Vous vous en doutez, la commission est évidemment très favorable à ces trois amendements identiques, qui émanent de différents groupes politiques. Ils sont tout simplement issus d’un travail en commun que nous avons mené depuis un certain temps, un travail extrêmement approfondi qui a conduit le Sénat, peut-être avant tout le monde, à s’intéresser à la question de l’économie collaborative et aux évolutions de consommation que nous connaissions avec le développement d’Internet.
Ce travail a débouché sur un premier amendement, qui, sur l’insistance du Sénat, a permis l’inscription d’une disposition dans la loi. Je veux parler de l’obligation de déclaration automatique par les plateformes. Cela a constitué une première avancée, mais il faut maintenant envisager le pendant de cette mesure : traiter les revenus une fois qu’ils sont déclarés par les plateformes. Là est la vraie question. Leur applique-t-on la fiscalité dès le premier euro ? Met-on en place un système de franchise ? Quel régime fiscal appliquer ?
Les amendements qui nous sont proposés sont bienvenus en ce qu’ils visent à la simplification et à la clarification.
Vous le savez, ces amendements ont déjà été défendus sur différents bancs de l’Assemblée nationale, mais le Gouvernement s’y est opposé, invoquant notamment le principe d’égalité devant l’impôt. Monsieur le secrétaire d’État, vous n’êtes pas sans savoir qu’il y a d’autres principes constitutionnels. Le Conseil constitutionnel juge toujours par rapport à des objectifs, parmi lesquels figure le principe d’intelligibilité de la loi.
Aujourd’hui, avouez-le, avoir des seuils différents en matière fiscale et en matière sociale ou selon le type d’activité n’est absolument pas intelligible. À lire le guide édité par l’administration, reconnaissez qu’il faut être un peu spécialiste pour savoir si vous entrez dans la catégorie du loueur de voitures occasionnel, du loueur d’appartements occasionnel, etc. Tout cela est très compliqué aujourd’hui. Par ces amendements identiques, nous visons tout simplement à simplifier le régime par une franchise unique.
Autre objectif de valeur constitutionnelle : la lutte contre la fraude fiscale. Aujourd’hui, ces revenus ne sont pas déclarés. J’ai bien entendu notre collègue Julien Bargeton, mais ne se pose pas simplement la question des loueurs d’appartements à Paris, avec Airbnb. C’est toute l’économie collaborative qui se développe, dans tous les secteurs d’activité.

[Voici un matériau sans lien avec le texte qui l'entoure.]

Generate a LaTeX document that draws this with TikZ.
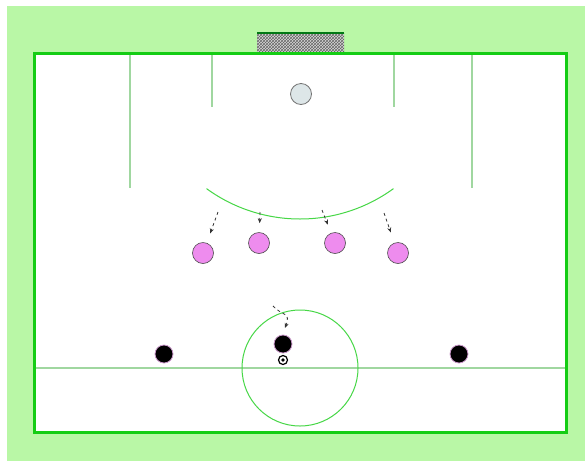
\documentclass[tikz,border=0pt]{standalone}
\usetikzlibrary{arrows.meta,patterns,calc}
\definecolor{GrassGreen}{RGB}{185,247,166}
\definecolor{LineGreen}{RGB}{20,205,20}
\definecolor{PaleGreen}{RGB}{160,215,160}
\definecolor{ArcGreen}{RGB}{70,215,70}
\definecolor{NetGreen}{RGB}{0,120,20}
\definecolor{Orchid}{RGB}{238,140,238}
\definecolor{BallGrey}{RGB}{221,230,232}
\tikzset{
	paleline/.style={PaleGreen, line width=1.2pt},
	arcline/.style={ArcGreen, line width=1pt},
	defender/.style={circle, fill=Orchid, draw=black!70, line width=0.6pt, minimum size=21pt, inner sep=0pt},
	attacker/.style={circle, fill=black, draw=violet!40, line width=0.8pt, minimum size=18pt, inner sep=0pt},
	run/.style={-{Stealth[length=5pt,width=4pt]}, dashed, black!80, line width=0.8pt}
}
\begin{document}
\begin{tikzpicture}[x=1pt, y=-1pt]
		\useasboundingbox (0,0) rectangle (585,461);
		\fill[GrassGreen] (7,6) rectangle (585,461);
		\coordinate (TL) at (34,53);
		\coordinate (BR) at (566,432);
		\fill[white] (TL) rectangle (BR);
		% goal with net
		\fill[black!15] (257,33) rectangle (344,53);
		\fill[pattern=crosshatch, pattern color=black!60] (257,33) rectangle (344,53);
		\draw[NetGreen, line width=1.5pt] (257,33) -- (344,33);
		% penalty and goal area
		\draw[paleline] (130,53) -- (130,188);
		\draw[paleline] (472,53) -- (472,188);
		\draw[paleline] (212,53) -- (212,107);
		\draw[paleline] (394,53) -- (394,107);
		\coordinate (S) at (300,60);
		\draw[arcline] ($(S)+(126:159)$) arc[start angle=126, end angle=54, radius=159];
		% halfway line and centre circle
		\coordinate (M) at (300,368);
		\draw[paleline] (34,368) -- (566,368);
		\draw[arcline] (M) circle (58);
		\draw[LineGreen, line width=3pt] (TL) rectangle (BR);
		% ball
		\node[circle, fill=BallGrey, draw=black!55, line width=0.8pt, minimum size=21pt, inner sep=0pt] (ball) at (301,94) {};
		% defenders and their runs
		\foreach \p/\x/\y in {d1/203/253, d2/259/243, d3/335/243, d4/398/253}
		\node[defender] (\p) at (\x,\y) {};
		\foreach \p/\x/\y in {a1/218/212, a2/260/212, a3/322/210, a4/384/213}
		\coordinate (\p) at (\x,\y);
		\draw[run] (a1) -- (d1) [shorten >=10pt];
		\draw[run] (a2) -- (d2) [shorten >=9pt];
		\draw[run] (a3) -- (d3) [shorten >=9pt];
		\draw[run] (a4) -- (d4) [shorten >=11pt];
		% attackers
		\foreach \p/\x/\y in {p1/164/354, p2/283/344, p3/459/354}
		\node[attacker] (\p) at (\x,\y) {};
		\node[circle, fill=white, draw=black, line width=1.2pt, minimum size=9pt, inner sep=0pt] (kick) at (283,360) {};
		\fill (kick) circle (1.8pt);
		\coordinate (c1) at (273,306);
		\draw[run] (c1) .. controls (282,316) and (291,312) .. (285,328);
\end{tikzpicture}
\end{document}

L’objet de ces amendements identiques est de faire le distinguo entre l’activité occasionnelle, qui correspond en quelque sorte à un remboursement des frais, et l’activité qui devient régulière et s’assimile alors à une quasi-activité professionnelle.
En dessous de 3 000 euros, il s’agit pratiquement du remboursement des frais ; au-delà de 3 000 euros, l’activité devient un peu plus récurrente et fournit un véritable complément de revenus. C’est la raison pour laquelle nous proposons de la fiscaliser.
J’en reviens au principe d’égalité : d’autres pays, comme la Belgique et le Royaume-Uni, ont mis en place cette mesure. Par ailleurs, l’exemple des organismes de gestion agréés a été cité à l’instant.
Enfin – et j’en termine, monsieur le président –, si vous arguez, monsieur le secrétaire d'État, que les dispositions prévues sont contraires au principe d’égalité, je déposerai demain – même peut-être ce soir ! – une QPC pour interroger le Conseil constitutionnel sur l’abattement de 20 % pour les organismes de gestion agréés. On verra quelle sera sa décision ! Aussi, vous ne pouvez qu’être favorable.